Maritime


Biography Maritime


Maritime
Urgency isn’t the first thing you might expect from a new Maritime record. After all, these four guys have settled into domestic bliss in Milwaukee, with kids and wives and day jobs that don’t involve decibels and dirty rock clubs. But Human Hearts couldn’t live up to its title more: It’s blustery with passion and brimming with emotion. (The full word, not the shortened version.)

Human Hearts is the fourth Maritime full-length—the same number of albums Davey von Bohlen and Dan Didier made with their seminal band The Promise Ring, which split in 2002. It’s hard to underestimate their old band’s influence on both its own era and subsequent years: They didn’t sell a jillion records, but TPR had a long, measurable impact on lots of kids who’d go on to form bands of their own.

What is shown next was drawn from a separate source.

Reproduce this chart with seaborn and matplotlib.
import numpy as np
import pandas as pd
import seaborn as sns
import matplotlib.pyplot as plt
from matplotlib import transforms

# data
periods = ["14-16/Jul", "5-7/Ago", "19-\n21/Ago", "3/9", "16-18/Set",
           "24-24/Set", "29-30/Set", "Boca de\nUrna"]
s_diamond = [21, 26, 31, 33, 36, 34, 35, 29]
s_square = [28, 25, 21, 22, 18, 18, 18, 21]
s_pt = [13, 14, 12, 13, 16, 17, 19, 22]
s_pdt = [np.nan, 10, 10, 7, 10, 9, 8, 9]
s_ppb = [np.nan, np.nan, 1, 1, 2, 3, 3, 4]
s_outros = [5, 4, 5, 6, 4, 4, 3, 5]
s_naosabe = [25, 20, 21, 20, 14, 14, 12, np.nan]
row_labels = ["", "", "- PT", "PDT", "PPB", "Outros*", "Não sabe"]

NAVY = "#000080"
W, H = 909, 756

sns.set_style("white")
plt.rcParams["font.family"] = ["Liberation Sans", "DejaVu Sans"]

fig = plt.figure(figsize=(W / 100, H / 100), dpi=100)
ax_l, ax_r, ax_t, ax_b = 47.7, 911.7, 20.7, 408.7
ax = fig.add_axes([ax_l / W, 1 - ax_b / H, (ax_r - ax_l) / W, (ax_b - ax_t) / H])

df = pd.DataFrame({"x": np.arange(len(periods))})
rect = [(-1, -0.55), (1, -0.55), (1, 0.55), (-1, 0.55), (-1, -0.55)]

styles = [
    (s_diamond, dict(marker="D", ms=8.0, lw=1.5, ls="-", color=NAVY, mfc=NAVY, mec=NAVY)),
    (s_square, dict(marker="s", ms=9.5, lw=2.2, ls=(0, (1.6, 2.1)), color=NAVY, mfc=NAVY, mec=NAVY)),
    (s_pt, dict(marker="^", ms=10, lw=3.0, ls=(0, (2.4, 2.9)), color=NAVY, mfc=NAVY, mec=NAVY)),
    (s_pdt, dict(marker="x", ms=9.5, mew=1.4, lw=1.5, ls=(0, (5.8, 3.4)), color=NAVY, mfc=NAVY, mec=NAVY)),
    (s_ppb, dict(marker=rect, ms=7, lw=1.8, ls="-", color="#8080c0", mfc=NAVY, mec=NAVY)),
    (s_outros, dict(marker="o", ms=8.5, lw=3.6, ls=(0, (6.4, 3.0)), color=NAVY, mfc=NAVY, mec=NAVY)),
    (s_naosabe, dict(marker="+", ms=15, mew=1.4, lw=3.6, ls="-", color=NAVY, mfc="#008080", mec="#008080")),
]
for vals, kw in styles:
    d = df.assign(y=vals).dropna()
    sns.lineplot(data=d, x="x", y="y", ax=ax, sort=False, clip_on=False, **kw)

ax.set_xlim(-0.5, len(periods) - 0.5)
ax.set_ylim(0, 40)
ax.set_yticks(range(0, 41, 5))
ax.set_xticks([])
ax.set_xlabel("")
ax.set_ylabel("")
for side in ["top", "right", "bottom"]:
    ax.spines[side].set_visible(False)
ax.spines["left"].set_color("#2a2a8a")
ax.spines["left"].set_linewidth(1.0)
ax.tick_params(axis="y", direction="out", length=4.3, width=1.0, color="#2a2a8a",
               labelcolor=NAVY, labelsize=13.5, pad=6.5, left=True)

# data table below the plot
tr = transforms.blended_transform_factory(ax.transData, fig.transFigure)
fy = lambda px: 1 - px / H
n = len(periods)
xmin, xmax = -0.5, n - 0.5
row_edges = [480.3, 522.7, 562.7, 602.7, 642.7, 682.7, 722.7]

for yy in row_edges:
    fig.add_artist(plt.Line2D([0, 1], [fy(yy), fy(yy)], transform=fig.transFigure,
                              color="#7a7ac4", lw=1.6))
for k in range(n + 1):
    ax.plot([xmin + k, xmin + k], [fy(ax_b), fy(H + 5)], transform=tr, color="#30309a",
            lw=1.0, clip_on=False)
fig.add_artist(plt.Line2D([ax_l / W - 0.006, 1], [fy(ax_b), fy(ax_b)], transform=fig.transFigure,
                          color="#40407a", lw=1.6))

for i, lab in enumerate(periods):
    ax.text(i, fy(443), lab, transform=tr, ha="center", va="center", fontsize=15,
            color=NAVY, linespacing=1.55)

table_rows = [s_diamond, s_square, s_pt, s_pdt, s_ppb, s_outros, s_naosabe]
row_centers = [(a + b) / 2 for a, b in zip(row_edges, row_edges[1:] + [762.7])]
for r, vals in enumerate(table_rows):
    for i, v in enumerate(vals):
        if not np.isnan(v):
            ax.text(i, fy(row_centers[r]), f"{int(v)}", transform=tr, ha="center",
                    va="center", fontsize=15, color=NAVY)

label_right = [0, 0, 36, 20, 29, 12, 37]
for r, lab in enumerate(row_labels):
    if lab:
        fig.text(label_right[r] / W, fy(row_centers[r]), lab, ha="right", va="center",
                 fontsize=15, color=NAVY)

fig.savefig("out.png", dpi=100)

But back to the also-glowing present: Human Hearts was recorded with some degree of leisure in Maritime’s hometown, and the comfortable nature of that situation shows in every layer, from the travelogue—a fave von Bohlen subject—of “Air Arizona” to the insistent shimmer of “Paraphernalia.”

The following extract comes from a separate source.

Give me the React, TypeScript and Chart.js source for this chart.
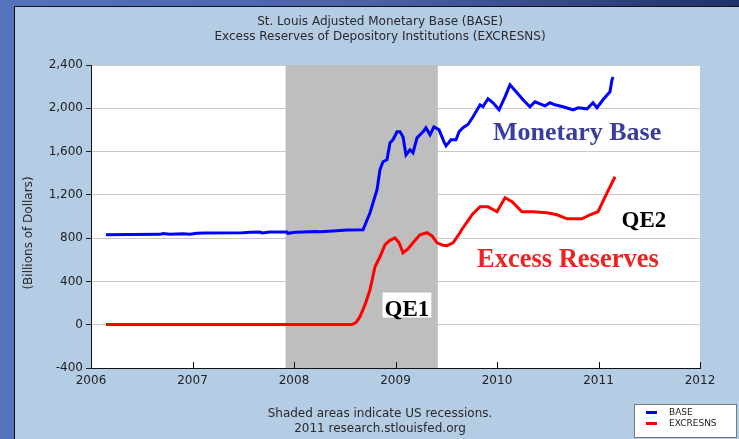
import React, { useEffect, useRef } from "react";
import { Chart, registerables } from "chart.js";

Chart.register(...registerables);

const titleLines = [
  "St. Louis Adjusted Monetary Base (BASE)",
  "Excess Reserves of Depository Institutions (EXCRESNS)",
];
const footerLines = ["Shaded areas indicate US recessions.", "2011 research.stlouisfed.org"];
const yAxisTitle = "(Billions of Dollars)";
const xTicks = [2006, 2007, 2008, 2009, 2010, 2011, 2012];
const yTicks = [-400, 0, 400, 800, 1200, 1600, 2000, 2400];
const recession = [2007.917, 2009.417];

const baseDates = [
  2006.148, 2006.384, 2006.68, 2006.709, 2006.778, 2006.906, 2006.975, 2007.044, 2007.123,
  2007.498, 2007.567, 2007.665, 2007.685, 2007.764, 2007.931, 2007.941, 2008.01, 2008.227,
  2008.256, 2008.384, 2008.522, 2008.68, 2008.749, 2008.818, 2008.847, 2008.877, 2008.916,
  2008.946, 2008.975, 2009.015, 2009.044, 2009.074, 2009.103, 2009.143, 2009.172, 2009.212,
  2009.271, 2009.3, 2009.34, 2009.379, 2009.429, 2009.478, 2009.498, 2009.547, 2009.596,
  2009.626, 2009.665, 2009.714, 2009.764, 2009.833, 2009.862, 2009.911, 2009.961, 2010.02,
  2010.079, 2010.128, 2010.197, 2010.256, 2010.325, 2010.374, 2010.473, 2010.522, 2010.571,
  2010.65, 2010.749, 2010.798, 2010.887, 2010.946, 2010.985, 2011.044, 2011.113, 2011.133,
  2011.143,
];
const baseValues = [
  832, 833, 835, 842, 835, 840, 836, 845, 848,
  850, 855, 856, 848, 856, 856, 845, 855, 862,
  858, 865, 875, 878, 1035, 1247, 1432, 1506, 1524,
  1681, 1709, 1783, 1783, 1737, 1570, 1617, 1589, 1727,
  1783, 1820, 1755, 1829, 1801, 1690, 1653, 1709, 1709,
  1783, 1820, 1850, 1922, 2032, 2014, 2088, 2051, 1986,
  2106, 2217, 2143, 2079, 2014, 2060, 2023, 2051, 2032,
  2014, 1986, 2005, 1995, 2051, 2005, 2079, 2152, 2263,
  2290,
];

const excDates = [
  2006.148, 2008.571, 2008.611, 2008.65, 2008.7, 2008.749, 2008.798, 2008.847, 2008.897,
  2008.946, 2008.995, 2009.034, 2009.074, 2009.123, 2009.172, 2009.241, 2009.31, 2009.36,
  2009.409, 2009.468, 2009.507, 2009.567, 2009.635, 2009.665, 2009.734, 2009.754, 2009.833,
  2009.911, 2010.0, 2010.079, 2010.148, 2010.246, 2010.355, 2010.493, 2010.591, 2010.69,
  2010.837, 2010.916, 2010.995, 2011.084, 2011.163,
];
const excValues = [
  2, 2, 20, 74, 185, 323, 536, 628, 739,
  780, 803, 760, 665, 700, 757, 831, 850, 820,
  757, 735, 730, 757, 850, 896, 988, 1016, 1090,
  1090, 1044, 1173, 1136, 1044, 1044, 1035, 1016, 979,
  979, 1016, 1044, 1219, 1367,
];

const seriesNames = ["BASE", "EXCRESNS"];
const seriesColors = ["#0000ff", "#ff0000"];

const annotations = [
  { text: "Monetary Base", x: 2009.961, y: 1709, color: "#3a3d9c", size: 26 },
  { text: "Excess Reserves", x: 2009.803, y: 535, color: "#ee2222", size: 26.5 },
  { text: "QE2", x: 2011.227, y: 900, color: "#000000", size: 23 },
  { text: "QE1", x: 2008.892, y: 85, color: "#000000", size: 23, box: true },
];

const SANS = "'DejaVu Sans', Verdana, sans-serif";
const SERIF = "'Liberation Serif', 'Times New Roman', serif";

const framePlugin = {
  id: "frame",
  beforeDraw(chart: any) {
    const ctx = chart.ctx;
    const W = chart.width;
    const H = chart.height;
    ctx.save();
    const g = ctx.createLinearGradient(0, 0, W, 0);
    g.addColorStop(0, "#5572bd");
    g.addColorStop(0.5, "#4a62a8");
    g.addColorStop(1, "#22306a");
    ctx.fillStyle = "#5572bd";
    ctx.fillRect(0, 0, W, H);
    ctx.fillStyle = g;
    ctx.fillRect(0, 0, W, 7);
    ctx.fillStyle = "#111";
    ctx.fillRect(14, 6, W - 14, H - 6);
    ctx.fillStyle = "#b4cce4";
    ctx.fillRect(15, 7, W - 15, H - 7);
    const a = chart.chartArea;
    ctx.fillStyle = "#ffffff";
    ctx.fillRect(a.left, a.top, a.right - a.left, a.bottom - a.top);

    ctx.fillStyle = "#2a2a2a";
    ctx.font = `12px ${SANS}`;
    ctx.textAlign = "center";
    ctx.textBaseline = "middle";
    ctx.fillText(titleLines[0], 380, 22);
    ctx.fillText(titleLines[1], 380, 37);
    ctx.fillText(footerLines[0], 380, 414);
    ctx.fillText(footerLines[1], 380, 429);

    ctx.save();
    ctx.translate(29, 233);
    ctx.rotate(-Math.PI / 2);
    ctx.fillText(yAxisTitle, 0, 0);
    ctx.restore();

    // legend
    ctx.fillStyle = "#ffffff";
    ctx.fillRect(634, 404, 102, 33);
    ctx.strokeStyle = "#777";
    ctx.lineWidth = 1;
    ctx.strokeRect(634.5, 404.5, 102, 33);
    ctx.font = `9px ${SANS}`;
    ctx.textAlign = "left";
    seriesNames.forEach((n, i) => {
      const yy = 412 + i * 11;
      ctx.fillStyle = seriesColors[i];
      ctx.fillRect(646, yy - 1, 11, 3);
      ctx.fillStyle = "#222";
      ctx.fillText(n, 669, yy + 0.5);
    });
    ctx.restore();
  },
  beforeDatasetsDraw(chart: any) {
    const ctx = chart.ctx;
    const a = chart.chartArea;
    const xs = chart.scales.x;
    ctx.save();
    const x0 = xs.getPixelForValue(recession[0]);
    const x1 = xs.getPixelForValue(recession[1]);
    ctx.fillStyle = "#bebebe";
    ctx.fillRect(x0, a.top, x1 - x0, a.bottom - a.top);
    ctx.strokeStyle = "#111";
    ctx.lineWidth = 1;
    xTicks.forEach((t) => {
      const px = Math.round(xs.getPixelForValue(t)) + 0.5;
      ctx.beginPath();
      ctx.moveTo(px, a.bottom);
      ctx.lineTo(px, a.bottom - 6);
      ctx.stroke();
    });
    ctx.restore();
  },
  afterDatasetsDraw(chart: any) {
    const ctx = chart.ctx;
    const xs = chart.scales.x;
    const ys = chart.scales.y;
    ctx.save();
    ctx.textAlign = "left";
    ctx.textBaseline = "alphabetic";
    annotations.forEach((an) => {
      ctx.font = `bold ${an.size}px ${SERIF}`;
      const px = xs.getPixelForValue(an.x);
      const py = ys.getPixelForValue(an.y);
      if (an.box) {
        const w = ctx.measureText(an.text).width;
        ctx.fillStyle = "#ffffff";
        ctx.fillRect(px - 2, py - 23, w + 4, 25);
      }
      ctx.fillStyle = an.color;
      ctx.fillText(an.text, px, py);
    });
    ctx.restore();
  },
};

export default function App() {
  const ref = useRef<HTMLCanvasElement | null>(null);
  useEffect(() => {
    document.body.style.margin = "0";
    const canvas = ref.current!;
    const chart = new Chart(canvas, {
      type: "line",
      data: {
        datasets: [
          {
            label: seriesNames[0],
            data: baseDates.map((d, i) => ({ x: d, y: baseValues[i] })),
            borderColor: seriesColors[0],
            borderWidth: 3,
            pointRadius: 0,
            tension: 0,
            fill: false,
          },
          {
            label: seriesNames[1],
            data: excDates.map((d, i) => ({ x: d, y: excValues[i] })),
            borderColor: seriesColors[1],
            borderWidth: 3,
            pointRadius: 0,
            tension: 0,
            fill: false,
          },
        ],
      },
      options: {
        animation: false,
        responsive: false,
        devicePixelRatio: 1,
        layout: { padding: { top: 65, right: 39, left: 0, bottom: 0 } },
        plugins: { legend: { display: false }, tooltip: { enabled: false } },
        scales: {
          x: {
            type: "linear",
            min: xTicks[0],
            max: xTicks[xTicks.length - 1],
            afterBuildTicks: (s: any) => {
              s.ticks = xTicks.map((v) => ({ value: v }));
            },
            afterFit: (s: any) => {
              s.height = 71;
            },
            ticks: {
              callback: (v: any) => String(v),
              color: "#222",
              font: { family: SANS, size: 12 },
              padding: 6,
              maxRotation: 0,
              autoSkip: false,
            },
            grid: { display: false, drawTicks: false },
            border: { display: true, color: "#111", width: 1 },
          },
          y: {
            type: "linear",
            min: yTicks[0],
            max: yTicks[yTicks.length - 1],
            afterBuildTicks: (s: any) => {
              s.ticks = yTicks.map((v) => ({ value: v }));
            },
            afterFit: (s: any) => {
              s.width = 91;
            },
            ticks: {
              callback: (v: any) => Number(v).toLocaleString("en-US"),
              color: "#222",
              font: { family: SANS, size: 12 },
              padding: 3,
              autoSkip: false,
            },
            grid: {
              color: "#c8c8c8",
              lineWidth: 1,
              drawTicks: true,
              tickLength: 5,
              tickColor: "#222",
            },
            border: { display: true, color: "#111", width: 1 },
          },
        },
      },
      plugins: [framePlugin],
    });
    return () => chart.destroy();
  }, []);
  return <canvas ref={ref} width={739} height={439} style={{ display: "block" }} />;
}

But let’s get back to that urgency. To varying degrees, every song on Human Hearts sounds like it wants to prove something: “Do we fight, fight, fight, fight on?” asks “It’s Casual,” and the answer is clearly yes. You can hear it in the gleaming pop-punk gem “Annihilation Eyes,” the climbing “C’mon Sense,” and especially “Faint of Hearts,” which filters classic-rock through Maritime’s pop sensibility, adding a snarl for powerful punctuation at the end.

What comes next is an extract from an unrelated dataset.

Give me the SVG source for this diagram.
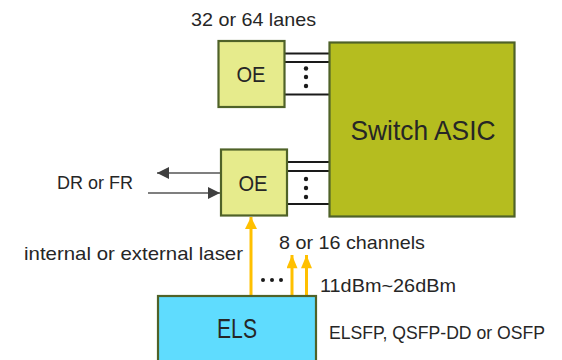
<svg xmlns="http://www.w3.org/2000/svg" width="562" height="360" viewBox="0 0 562 360">
<defs>
<style>
.box{stroke:#4f6228;stroke-width:2.2}
.oe{fill:#e6eb8c}
.t{font-family:"Liberation Sans",Arial,sans-serif;fill:#262626}
.lane{stroke:#1a1a1a;stroke-width:2.2}
.dot{fill:#1a1a1a}
.gray{stroke:#7f7f7f;stroke-width:1.8;fill:none}
.laser{stroke:#ffc000;stroke-width:3;fill:none}
</style>
<marker id="ga" viewBox="0 0 12 12" refX="12" refY="6" markerWidth="12" markerHeight="12" markerUnits="userSpaceOnUse" orient="auto">
<path d="M0,0 L12,6 L0,12 z" fill="#3f3f3f"/>
</marker>
<marker id="ya" viewBox="0 0 12 12" refX="12" refY="6" markerWidth="12" markerHeight="12" markerUnits="userSpaceOnUse" orient="auto">
<path d="M0,0 L12,6 L0,12 z" fill="#ffc000"/>
</marker>
<marker id="ys" viewBox="0 0 12 10" refX="12" refY="5" markerWidth="14" markerHeight="11" markerUnits="userSpaceOnUse" orient="auto">
<path d="M0,0 L12,5 L0,10 z" fill="#ffc000"/>
</marker>
</defs>
<rect width="562" height="360" fill="#ffffff"/>

<g id="connectors">
<line class="lane" x1="285" y1="53.5" x2="330" y2="53.5"/>
<line class="lane" x1="285" y1="62" x2="330" y2="62"/>
<line class="lane" x1="285" y1="94.5" x2="330" y2="94.5"/>
<circle class="dot" cx="306" cy="68.5" r="2.2"/>
<circle class="dot" cx="306" cy="77" r="2.2"/>
<circle class="dot" cx="306" cy="86" r="2.2"/>
<line class="lane" x1="288" y1="162" x2="330" y2="162"/>
<line class="lane" x1="288" y1="171" x2="330" y2="171"/>
<line class="lane" x1="288" y1="204" x2="330" y2="204"/>
<circle class="dot" cx="306" cy="179" r="2.2"/>
<circle class="dot" cx="306" cy="188" r="2.2"/>
<circle class="dot" cx="306" cy="197" r="2.2"/>
<line class="gray" x1="220" y1="173" x2="157" y2="173" marker-end="url(#ga)"/>
<line class="gray" x1="148" y1="193" x2="220" y2="193" marker-end="url(#ga)"/>
<line class="laser" x1="251" y1="296" x2="251" y2="217" marker-end="url(#ya)"/>
<line class="laser" x1="292" y1="296" x2="292" y2="255" marker-end="url(#ys)"/>
<line class="laser" x1="306.5" y1="296" x2="306.5" y2="255" marker-end="url(#ys)"/>
<circle class="dot" cx="263" cy="280" r="2"/>
<circle class="dot" cx="272" cy="280" r="2"/>
<circle class="dot" cx="281" cy="280" r="2"/>
</g>

<g id="switch">
<rect class="box" x="329.5" y="42.5" width="185" height="174" fill="#b5bd1f"/>
<text class="t" x="423" y="140" font-size="28" text-anchor="middle" textLength="145" lengthAdjust="spacingAndGlyphs">Switch ASIC</text>
</g>

<g id="oe-top">
<rect class="box oe" x="218.5" y="41" width="66" height="66"/>
<text class="t" x="251" y="82" font-size="22" text-anchor="middle" textLength="29" lengthAdjust="spacingAndGlyphs">OE</text>
</g>

<g id="oe-bottom">
<rect class="box oe" x="221" y="149.5" width="66" height="66"/>
<text class="t" x="253" y="191" font-size="22" text-anchor="middle" textLength="29" lengthAdjust="spacingAndGlyphs">OE</text>
</g>

<g id="els">
<rect class="box" x="158" y="296" width="158" height="70" fill="#5fdcfe"/>
<text class="t" x="237" y="338" font-size="27" text-anchor="middle" textLength="40" lengthAdjust="spacingAndGlyphs">ELS</text>
</g>

<g id="labels">
<text class="t" x="191" y="26" font-size="19" textLength="125" lengthAdjust="spacingAndGlyphs">32 or 64 lanes</text>
<text class="t" x="57" y="189" font-size="19" textLength="76" lengthAdjust="spacingAndGlyphs">DR or FR</text>
<text class="t" x="24" y="260" font-size="19" textLength="219" lengthAdjust="spacingAndGlyphs">internal or external laser</text>
<text class="t" x="279" y="249" font-size="19" textLength="146" lengthAdjust="spacingAndGlyphs">8 or 16 channels</text>
<text class="t" x="320" y="292" font-size="19" textLength="136" lengthAdjust="spacingAndGlyphs">11dBm~26dBm</text>
<text class="t" x="329" y="339" font-size="19" textLength="216" lengthAdjust="spacingAndGlyphs">ELSFP, QSFP-DD or OSFP</text>
</g>
</svg>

It also feels comfortable: with itself and its station. Maybe it’s because this lineup has been together so long now, or perhaps because it’s the start of a new beginning with Dangerbird Records, the label run by former Promise Ring manager Jeff Castelaz and home to Silversun Pickups and the Dears. It’s a strange brew, that’s for sure—blanket-warm ease and tremendous desire. But it’s a snug fit, and a joy to hear.